→ GIVEN REQUEST
Extract all lines that hold "this" from the records below.

# START OF SUPPLIED ENTRIES

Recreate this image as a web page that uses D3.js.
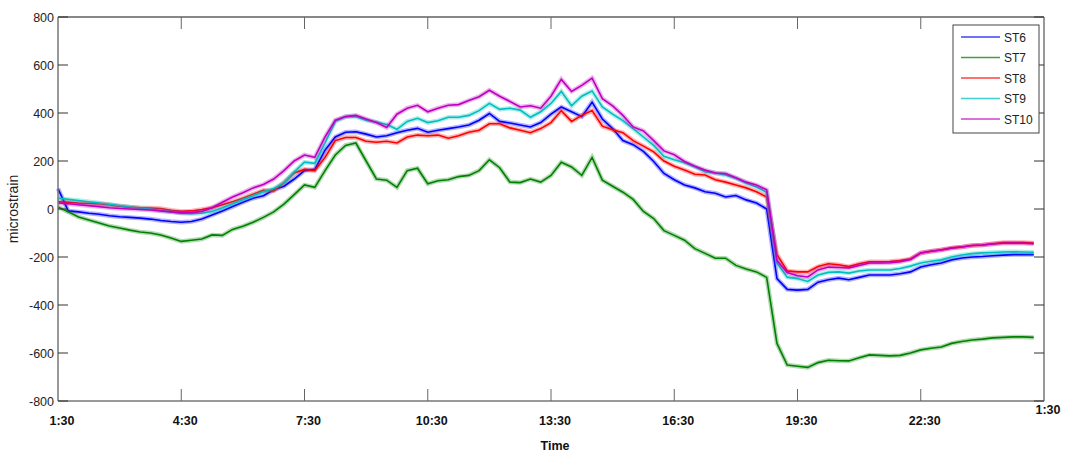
<!DOCTYPE html>
<html>
<head>
<meta charset="utf-8">
<script src="https://cdn.jsdelivr.net/npm/d3@7"></script>
<style>
  body { margin: 0; background: #fff; }
  svg { display: block; font-family: "Liberation Sans", Arial, sans-serif; }
</style>
</head>
<body>
<div id="chart"></div>
<script>
// hours after 1:30, sampled every 15 min
var hours = d3.range(0, 23.76, 0.25);

var seriesNames = ["ST6", "ST7", "ST8", "ST9", "ST10"];
var seriesColors = ["#0000ff", "#008000", "#ff0000", "#00bfbf", "#bf00bf"];

var st6 = [85, -8, -12, -18, -22, -28, -32, -35, -38, -42, -48, -52, -55, -52, -42, -25, -8, 10, 28, 45, 55, 80, 95, 125, 160,
  165, 245, 300, 320, 322, 312, 300, 305, 318, 328, 336, 320, 328, 335, 342, 350, 370, 398, 365, 358, 350, 342, 360, 395, 425,
  405, 385, 445, 375, 335, 285, 268, 240, 198, 148, 122, 100, 88, 72, 66, 50, 56, 38, 25, 0,
  -290, -335, -338, -335, -305, -295, -288, -295, -285, -275, -275, -275, -270, -262, -242, -232, -225, -212, -204, -200,
  -198, -195, -192, -190, -190, -190];
var st7 = [8, -12, -33, -46, -58, -71, -79, -88, -96, -100, -108, -121, -135, -130, -125, -108, -110, -85, -72, -55, -35, -12, 20, 60, 100,
  90, 160, 225, 265, 275, 200, 125, 120, 90, 160, 170, 105, 118, 122, 135, 140, 160, 205, 172, 112, 110, 125, 112, 140, 195,
  175, 140, 215, 120, 95, 70, 40, -10, -40, -90, -110, -130, -165, -185, -205, -205, -235, -250, -262, -285,
  -560, -650, -655, -660, -640, -630, -632, -633, -620, -608, -610, -612, -610, -600, -587, -580, -575, -560, -552, -546,
  -542, -537, -535, -533, -533, -535];
var st8 = [30, 28, 25, 24, 22, 18, 12, 8, 5, 4, 2, -5, -10, -8, -2, 5, 18, 30, 45, 62, 78, 75, 110, 150, 165,
  160, 215, 285, 298, 298, 282, 278, 282, 275, 300, 308, 305, 308, 295, 305, 320, 328, 355, 355, 338, 328, 318, 335, 360, 410,
  365, 390, 410, 345, 330, 318, 285, 262, 238, 200, 178, 162, 145, 142, 122, 112, 100, 88, 72, 50,
  -190, -258, -262, -262, -240, -228, -232, -240, -228, -220, -220, -219, -215, -208, -183, -176, -170, -162, -158, -152,
  -150, -145, -140, -140, -140, -142];
var st9 = [45, 40, 35, 30, 25, 20, 14, 8, 3, 0, -6, -12, -18, -20, -18, -10, 5, 22, 40, 55, 72, 85, 110, 155, 195,
  190, 275, 365, 385, 385, 370, 362, 352, 332, 365, 378, 360, 368, 382, 382, 390, 410, 440, 415, 420, 412, 382, 405, 440, 490,
  430, 470, 492, 425, 395, 368, 335, 300, 265, 220, 205, 193, 176, 155, 150, 142, 128, 108, 92, 70,
  -225, -284, -290, -302, -275, -264, -262, -267, -258, -254, -254, -254, -248, -238, -225, -218, -212, -200, -192, -186,
  -183, -181, -179, -178, -179, -180];
var st10 = [25, 22, 18, 14, 10, 5, 2, 0, -2, -4, -8, -12, -16, -15, -10, 5, 28, 50, 68, 88, 102, 125, 160, 200, 225,
  215, 300, 370, 385, 390, 375, 360, 340, 395, 420, 432, 405, 420, 432, 435, 452, 468, 495, 470, 448, 425, 430, 420, 470, 540,
  490, 515, 545, 460, 430, 390, 342, 325, 285, 242, 226, 198, 178, 162, 150, 148, 130, 112, 100, 80,
  -215, -265, -278, -283, -254, -242, -244, -246, -235, -225, -225, -224, -220, -210, -183, -176, -171, -163, -158, -152,
  -150, -146, -143, -142, -143, -145];

var xTicks = [0, 3, 6, 9, 12, 15, 18, 21, 24];
var xTickLabels = ["1:30", "4:30", "7:30", "10:30", "13:30", "16:30", "19:30", "22:30", "1:30"];
var yTicks = [-800, -600, -400, -200, 0, 200, 400, 600, 800];

var allSeries = [st6, st7, st8, st9, st10];

var width = 1070, height = 452;
var margin = {top: 17, right: 26, bottom: 51, left: 58};

var svg = d3.select("#chart").append("svg")
    .attr("width", width)
    .attr("height", height);

var x = d3.scaleLinear()
    .domain([0, 24])
    .range([margin.left, width - margin.right]);
var y = d3.scaleLinear()
    .domain([-800, 800])
    .range([height - margin.bottom, margin.top]);

var x0 = x.range()[0], x1 = x.range()[1], y0 = y.range()[0], y1 = y.range()[1];

// series
var line = d3.line()
    .x(function(d, i) { return x(hours[i]); })
    .y(function(d) { return y(d); });

var plot = svg.append("g");
allSeries.forEach(function(s, j) {
    plot.append("path")
        .attr("d", line(s))
        .attr("fill", "none")
        .attr("stroke", seriesColors[j])
        .attr("stroke-opacity", 0.3)
        .attr("stroke-width", 4.5);
    plot.append("path")
        .attr("d", line(s))
        .attr("fill", "none")
        .attr("stroke", seriesColors[j])
        .attr("stroke-width", 1.6);
});

// frame
svg.append("line").attr("x1", x0).attr("x2", x1).attr("y1", y1).attr("y2", y1)
    .attr("stroke", "#111").attr("stroke-width", 1);
svg.append("line").attr("x1", x0).attr("x2", x1).attr("y1", y0).attr("y2", y0)
    .attr("stroke", "#777").attr("stroke-width", 1.5);
svg.append("line").attr("x1", x0).attr("x2", x0).attr("y1", y0).attr("y2", y1)
    .attr("stroke", "#777").attr("stroke-width", 1.5);
svg.append("line").attr("x1", x1).attr("x2", x1).attr("y1", y0).attr("y2", y1)
    .attr("stroke", "#777").attr("stroke-width", 1.5);

// y ticks (inside, both sides)
var yAxis = svg.append("g");
yTicks.forEach(function(v) {
    yAxis.append("line").attr("x1", x0).attr("x2", x0 + 10)
        .attr("y1", y(v)).attr("y2", y(v)).attr("stroke", "#333");
    yAxis.append("line").attr("x1", x1 - 10).attr("x2", x1)
        .attr("y1", y(v)).attr("y2", y(v)).attr("stroke", "#333");
    yAxis.append("text")
        .attr("x", x0 - 4)
        .attr("y", y(v) + 4.5)
        .attr("text-anchor", "end")
        .attr("font-size", 12.5)
        .attr("fill", "#222")
        .text(v);
});

// x ticks (inside, top and bottom)
var xAxis = svg.append("g");
xTicks.forEach(function(v, i) {
    if (i > 0 && i < xTicks.length - 1) {
        xAxis.append("line").attr("x1", x(v)).attr("x2", x(v))
            .attr("y1", y0).attr("y2", y0 - 12).attr("stroke", "#666");
        xAxis.append("line").attr("x1", x(v)).attr("x2", x(v))
            .attr("y1", y1).attr("y2", y1 + 12).attr("stroke", "#666");
    }
    var last = i === xTicks.length - 1;
    xAxis.append("text")
        .attr("x", x(v) + 4)
        .attr("y", last ? y0 + 13 : y0 + 24)
        .attr("text-anchor", "middle")
        .attr("font-size", 12.5)
        .attr("font-weight", "bold")
        .attr("fill", "#111")
        .text(xTickLabels[i]);
});

svg.append("text")
    .attr("x", (x0 + x1) / 2 + 4)
    .attr("y", 450)
    .attr("text-anchor", "middle")
    .attr("font-size", 12.5)
    .attr("font-weight", "bold")
    .attr("fill", "#111")
    .text("Time");

svg.append("text")
    .attr("transform", "translate(18," + y(0) + ") rotate(-90)")
    .attr("text-anchor", "middle")
    .attr("font-size", 14)
    .attr("fill", "#222")
    .text("microstrain");

// legend
var legend = svg.append("g").attr("transform", "translate(953,25)");
legend.append("rect")
    .attr("width", 86).attr("height", 108)
    .attr("fill", "#fff").attr("stroke", "#444");
seriesNames.forEach(function(name, j) {
    var ly = 12 + j * 20.5;
    legend.append("line")
        .attr("x1", 8).attr("x2", 47).attr("y1", ly).attr("y2", ly)
        .attr("stroke", seriesColors[j]).attr("stroke-width", 1.5)
        .attr("stroke-opacity", 0.75);
    legend.append("text")
        .attr("x", 51).attr("y", ly + 4.5)
        .attr("font-size", 12)
        .attr("fill", "#222")
        .text(name);
});
</script>
</body>
</html>
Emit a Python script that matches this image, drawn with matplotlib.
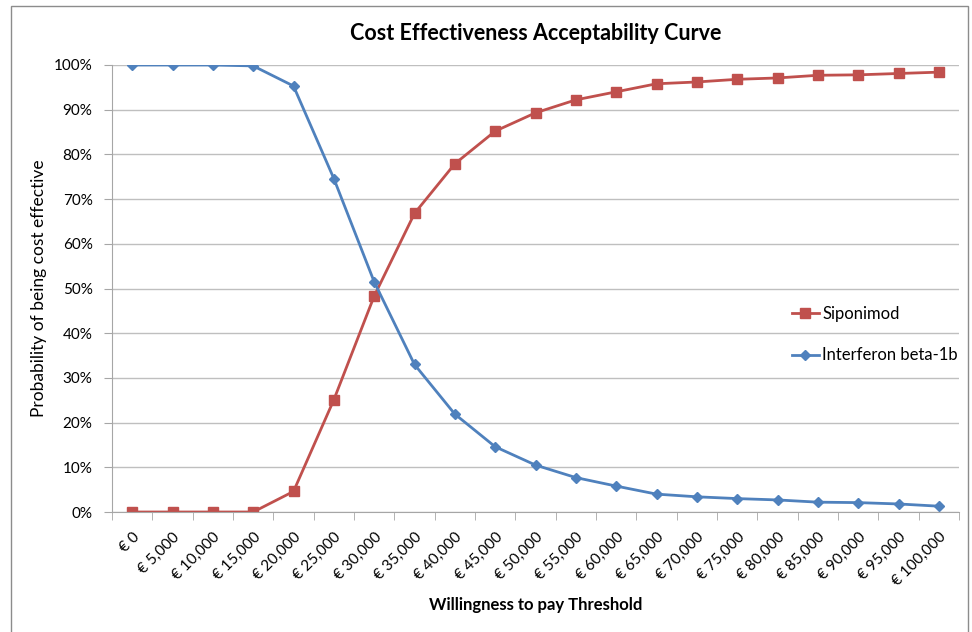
import matplotlib.pyplot as plt
from matplotlib.patches import Rectangle
from matplotlib.ticker import PercentFormatter, FixedLocator, NullFormatter

thresholds = ["€ 0", "€ 5,000", "€ 10,000", "€ 15,000", "€ 20,000", "€ 25,000",
              "€ 30,000", "€ 35,000", "€ 40,000", "€ 45,000", "€ 50,000",
              "€ 55,000", "€ 60,000", "€ 65,000", "€ 70,000", "€ 75,000",
              "€ 80,000", "€ 85,000", "€ 90,000", "€ 95,000", "€ 100,000"]
siponimod = [0.0, 0.0, 0.0, 0.0, 4.6, 25.1, 48.3, 66.8, 77.9, 85.2, 89.3,
             92.2, 94.0, 95.8, 96.2, 96.8, 97.1, 97.7, 97.8, 98.1, 98.4]
interferon = [100.0, 100.0, 100.0, 99.8, 95.3, 74.6, 51.5, 33.0, 21.9, 14.6, 10.5,
              7.7, 5.8, 4.0, 3.4, 3.0, 2.7, 2.2, 2.1, 1.8, 1.3]

plt.rcParams['font.family'] = ['Lato', 'DejaVu Sans']

fig = plt.figure(figsize=(9.72, 6.32), dpi=100)
ax = fig.add_axes([112 / 972, 120 / 632, 847 / 972, 447 / 632])

x = list(range(len(thresholds)))
ax.plot(x, siponimod, color='#C0504D', lw=2, marker='s', ms=7, label='Siponimod')
ax.plot(x, interferon, color='#4F81BD', lw=2, marker='D', ms=5.5, label='Interferon beta-1b')

ax.set_xlim(-0.5, len(thresholds) - 0.5)
ax.set_ylim(0, 100)
ax.set_yticks(range(0, 101, 10))
ax.yaxis.set_major_formatter(PercentFormatter(decimals=0))
ax.set_xticks(x)
ax.set_xticklabels(thresholds, rotation=45, ha='right', rotation_mode='anchor', fontsize=11)
ax.tick_params(axis='x', which='major', length=0, pad=13)
ax.xaxis.set_minor_locator(FixedLocator([i - 0.5 for i in range(len(thresholds) + 1)]))
ax.xaxis.set_minor_formatter(NullFormatter())
ax.tick_params(axis='x', which='minor', length=6, color='#A6A6A6')
ax.tick_params(axis='y', length=6, color='#A6A6A6', labelsize=11, pad=8)

ax.grid(axis='y', color='#BFBFBF', lw=1)
ax.set_axisbelow(True)
for s in ['top', 'right']:
    ax.spines[s].set_visible(False)
for s in ['left', 'bottom']:
    ax.spines[s].set_color('#A6A6A6')

ax.set_title('Cost Effectiveness Acceptability Curve', fontsize=15.5, fontweight='bold', pad=18)
ax.set_ylabel('Probability of being cost effective', fontsize=12.5, labelpad=5)
ax.set_xlabel('Willingness to pay Threshold', fontsize=12, fontweight='bold', labelpad=6)

ax.legend(loc='center left', bbox_to_anchor=(0.795, 0.397), frameon=False, fontsize=12,
          labelspacing=1.55, handlelength=1.6, handletextpad=0.2, borderaxespad=0)

fig.patches.append(Rectangle((11 / 972, -0.05), 957 / 972, 1.05 - 6 / 632,
                             transform=fig.transFigure, fill=False,
                             edgecolor='#8C8C8C', lw=1))

fig.savefig('out.png', dpi=100)
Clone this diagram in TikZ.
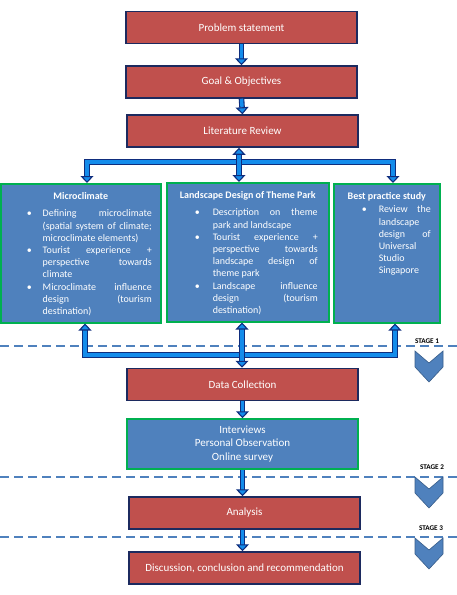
\documentclass[tikz,border=0pt]{standalone}
\usepackage{fontspec}
\setmainfont{Carlito}
\usepackage{tikz}
\usetikzlibrary{arrows.meta,positioning,calc}
\definecolor{rouge}{RGB}{192,80,77}
\definecolor{marine}{RGB}{28,42,95}
\definecolor{bleu}{RGB}{79,129,189}
\definecolor{bleufonce}{RGB}{56,93,138}
\definecolor{vert}{RGB}{0,176,80}
\definecolor{flecheclair}{RGB}{20,140,235}
\definecolor{flechefonce}{RGB}{15,45,125}
\hyphenpenalty=10000
\exhyphenpenalty=10000
\newenvironment{puces}[3]{\begin{list}{\textbullet}{\setlength{\leftmargin}{#1}\setlength{\rightmargin}{#2}\setlength{\labelsep}{#3}\setlength{\labelwidth}{5pt}\setlength{\itemsep}{0pt}\setlength{\parsep}{0pt}\setlength{\topsep}{0pt}\setlength{\partopsep}{0pt}}\sloppy}{\end{list}}

\begin{document}
\begin{tikzpicture}[x=1pt,y=-1pt,
	base/.style={line width=1.5pt,text=white},
	redbox/.style={base,draw=marine,fill=rouge,minimum width=231pt,minimum height=32pt,font=\fontsize{11}{13.4}\selectfont},
	greenbox/.style={base,draw=vert,fill=bleu},
	listbox/.style={greenbox,inner sep=0pt,anchor=north west,font=\fontsize{10}{12.2}\selectfont},
	flow/.style={draw=flechefonce,line width=1.1pt,double=flecheclair,double distance=3.4pt,->},
	>={Triangle[width=13pt,length=7pt,fill=flecheclair]},
	pointille/.style={draw=bleu,line width=2.2pt,dash pattern=on 9pt off 5pt},
	chevron/.style={fill=bleu,draw=bleufonce,line width=0.6pt},
	stage/.style={font=\fontsize{7.2}{8}\selectfont\bfseries,text=black}]
	\useasboundingbox (0,0) rectangle (457,595);
	
	\foreach \y in {346,477,537}
	\draw[pointille] (0,\y)--(457,\y);
	
	\foreach \t/\n/\lx in {351/1/427,477/2/432,538/3/431}{
		\filldraw[chevron] (415,\t)--(429,\t+12)--(443,\t)--(443,\t+16)--(429,\t+31)--(415,\t+16)--cycle;
		\node[stage] (st\n) at (\lx,\t-10) {STAGE \n};
	}
	
	\node[redbox] (ps) at (241.5,27.5) {Problem statement};
	\node[redbox] (go) at (241.5,82) {Goal \& Objectives};
	\node[redbox] (lr) at (242.5,131) {Literature Review};
	
	\node[listbox] (mc) at (0,183) {\parbox[c][139pt][t]{160pt}{\vspace*{9pt}{\centering\textbf{Microclimate}\par}\vspace{5pt}
			\begin{puces}{42pt}{9pt}{11pt}
				\item Defining microclimate (spatial system of climate; microclimate elements)
				\item Tourist experience + perspective towards climate
				\item Microclimate influence design (tourism destination)
	\end{puces}}};
	\node[listbox] (lp) at (166,182) {\parbox[c][139pt][t]{162pt}{\vspace*{9pt}{\centering\textbf{Landscape Design of Theme Park}\par}\vspace{5pt}
			\begin{puces}{46pt}{11pt}{13pt}
				\item Description on theme park and landscape
				\item Tourist experience + perspective towards landscape design of theme park
				\item Landscape influence design (tourism destination)
	\end{puces}}};
	\node[listbox] (bp) at (333,183) {\parbox[c][139pt][t]{106pt}{\vspace*{9pt}{\centering\textbf{Best practice study}\par}\vspace{1pt}
			\begin{puces}{45pt}{9pt}{12pt}
				\item Review the landscape design of Universal Studio Singapore
	\end{puces}}};
	
	\node[redbox] (dc) at (242.5,384.5) {Data Collection};
	\node[greenbox,minimum width=231pt,minimum height=50pt,align=center,font=\fontsize{11}{13.4}\selectfont] (iv) at (242.5,444) {Interviews\\Personal Observation\\Online survey};
	\node[redbox] (an) at (244.5,513) {Analysis};
	\node[redbox] (dis) at (244.5,568) {Discussion, conclusion and recommendation};
	
	\coordinate (tl) at (87,162);
	\coordinate (tm) at (239,162);
	\coordinate (tr) at (393,162);
	\coordinate (bl) at (85,355);
	\coordinate (bm) at (242,355);
	\coordinate (br) at (395,355);
	
	\draw[flow] (ps.south)--(go.north);
	\draw[flow] (go.south)--(lr.north);
	\draw[flow,<->] (tl |- mc.north)--(tl)--(tr)--(tr |- bp.north);
	\draw[flow,<->] (tm |- lr.south)--(tm |- lp.north);
	\draw[flow,<->] (bl |- mc.south)--(bl)--(br)--(br |- bp.south);
	\draw[flow,<->] (bm |- lp.south)--(bm |- dc.north);
	\draw[flow] (dc.south)--(iv.north);
	\draw[flow] (iv.south)--(iv.south |- an.north);
	\draw[flow] (iv.south |- an.south)--(iv.south |- dis.north);
\end{tikzpicture}
\end{document}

# END OF SUPPLIED ENTRIES

→ OUTPUT
Recreate this image as a web page that uses D3.js.
Emit a Python script that matches this image, drawn with matplotlib.
Clone this diagram in TikZ.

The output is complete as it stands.